● **Information shown**:

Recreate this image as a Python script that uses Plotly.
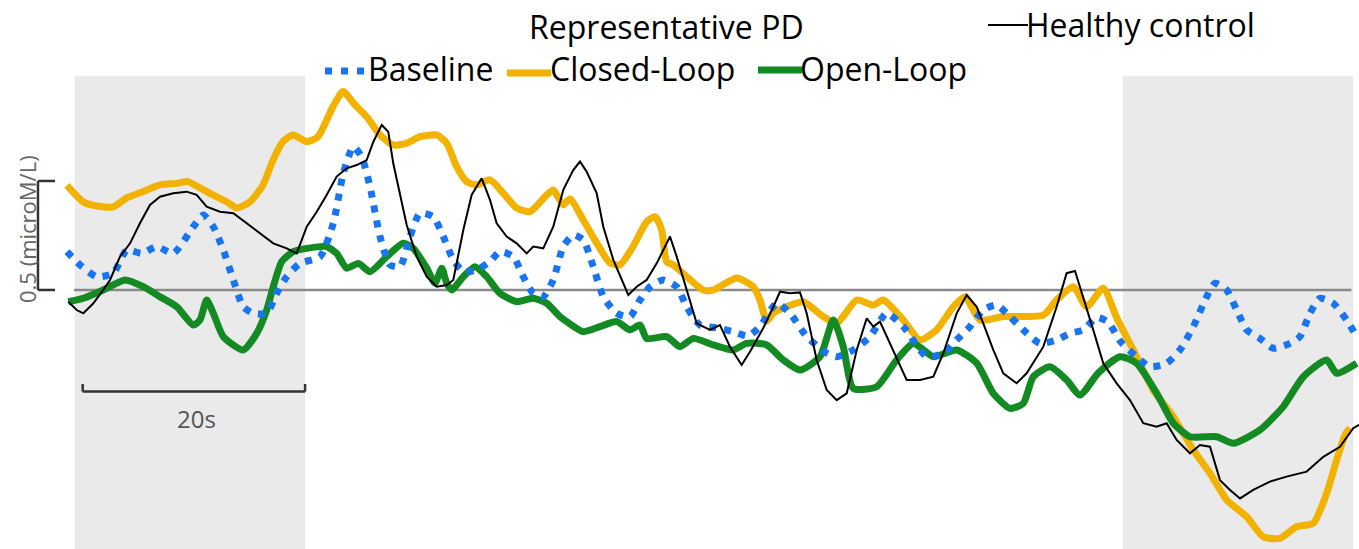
...
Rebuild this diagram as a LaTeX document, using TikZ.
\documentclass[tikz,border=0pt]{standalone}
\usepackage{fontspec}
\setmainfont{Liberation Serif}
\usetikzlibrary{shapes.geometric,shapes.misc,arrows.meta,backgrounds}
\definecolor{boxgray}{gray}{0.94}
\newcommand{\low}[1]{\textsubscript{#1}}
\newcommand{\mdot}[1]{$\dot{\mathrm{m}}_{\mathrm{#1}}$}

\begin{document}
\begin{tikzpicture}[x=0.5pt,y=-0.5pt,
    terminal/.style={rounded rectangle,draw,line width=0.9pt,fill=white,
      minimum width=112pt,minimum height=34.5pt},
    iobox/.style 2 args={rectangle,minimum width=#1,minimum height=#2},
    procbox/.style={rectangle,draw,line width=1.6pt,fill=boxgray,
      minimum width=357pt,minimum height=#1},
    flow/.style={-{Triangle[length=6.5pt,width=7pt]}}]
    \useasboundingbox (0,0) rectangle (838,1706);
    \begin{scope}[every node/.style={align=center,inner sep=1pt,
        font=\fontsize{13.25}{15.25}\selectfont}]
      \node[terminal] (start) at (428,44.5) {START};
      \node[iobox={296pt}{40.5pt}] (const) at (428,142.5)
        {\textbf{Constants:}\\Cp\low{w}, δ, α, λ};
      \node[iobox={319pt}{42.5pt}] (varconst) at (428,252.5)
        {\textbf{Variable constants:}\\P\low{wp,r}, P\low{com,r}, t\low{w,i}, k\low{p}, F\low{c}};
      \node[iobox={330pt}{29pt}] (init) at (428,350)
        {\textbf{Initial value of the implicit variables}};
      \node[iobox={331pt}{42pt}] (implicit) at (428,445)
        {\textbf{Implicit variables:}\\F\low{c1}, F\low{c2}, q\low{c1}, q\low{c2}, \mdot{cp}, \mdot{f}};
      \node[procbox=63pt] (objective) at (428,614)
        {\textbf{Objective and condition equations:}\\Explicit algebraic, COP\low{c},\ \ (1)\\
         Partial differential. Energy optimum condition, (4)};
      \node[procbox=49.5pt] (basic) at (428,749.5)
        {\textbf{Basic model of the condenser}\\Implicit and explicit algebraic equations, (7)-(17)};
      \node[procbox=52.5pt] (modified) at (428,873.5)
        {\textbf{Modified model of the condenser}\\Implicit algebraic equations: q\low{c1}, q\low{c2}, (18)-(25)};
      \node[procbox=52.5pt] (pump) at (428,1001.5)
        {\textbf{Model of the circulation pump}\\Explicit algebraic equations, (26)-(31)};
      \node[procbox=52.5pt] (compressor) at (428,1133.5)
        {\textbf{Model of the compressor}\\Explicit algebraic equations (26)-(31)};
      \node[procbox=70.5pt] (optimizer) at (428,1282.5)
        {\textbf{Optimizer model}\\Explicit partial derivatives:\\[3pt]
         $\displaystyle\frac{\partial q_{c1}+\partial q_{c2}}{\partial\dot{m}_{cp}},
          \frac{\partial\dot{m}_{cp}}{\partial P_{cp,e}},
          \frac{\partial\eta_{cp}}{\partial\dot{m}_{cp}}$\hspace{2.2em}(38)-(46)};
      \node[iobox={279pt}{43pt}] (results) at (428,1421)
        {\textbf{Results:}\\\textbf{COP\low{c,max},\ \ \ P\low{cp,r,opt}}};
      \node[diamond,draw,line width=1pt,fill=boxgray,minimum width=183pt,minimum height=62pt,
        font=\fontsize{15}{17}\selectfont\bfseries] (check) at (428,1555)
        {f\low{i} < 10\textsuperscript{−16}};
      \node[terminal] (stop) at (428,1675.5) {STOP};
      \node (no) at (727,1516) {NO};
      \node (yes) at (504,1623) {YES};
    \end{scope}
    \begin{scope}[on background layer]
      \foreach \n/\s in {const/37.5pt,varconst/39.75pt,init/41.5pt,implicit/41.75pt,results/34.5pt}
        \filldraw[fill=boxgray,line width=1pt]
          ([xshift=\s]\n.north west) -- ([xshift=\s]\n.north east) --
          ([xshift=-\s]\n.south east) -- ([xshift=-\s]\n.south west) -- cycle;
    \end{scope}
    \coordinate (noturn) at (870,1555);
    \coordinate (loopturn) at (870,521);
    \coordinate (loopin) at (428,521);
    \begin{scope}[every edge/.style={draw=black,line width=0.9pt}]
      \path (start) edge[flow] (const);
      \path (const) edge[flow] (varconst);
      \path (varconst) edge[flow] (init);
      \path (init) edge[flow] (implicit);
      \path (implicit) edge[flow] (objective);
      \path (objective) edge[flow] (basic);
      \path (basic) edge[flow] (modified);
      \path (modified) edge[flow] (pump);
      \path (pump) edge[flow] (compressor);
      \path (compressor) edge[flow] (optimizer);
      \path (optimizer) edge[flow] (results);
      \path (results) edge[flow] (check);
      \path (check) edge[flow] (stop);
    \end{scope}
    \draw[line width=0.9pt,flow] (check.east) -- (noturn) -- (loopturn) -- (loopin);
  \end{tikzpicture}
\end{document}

● **Exercise prompt**:
From the entries above, return each line with the word "this" in it.

● **Task solution**:
Recreate this image as a Python script that uses Plotly.
Rebuild this diagram as a LaTeX document, using TikZ.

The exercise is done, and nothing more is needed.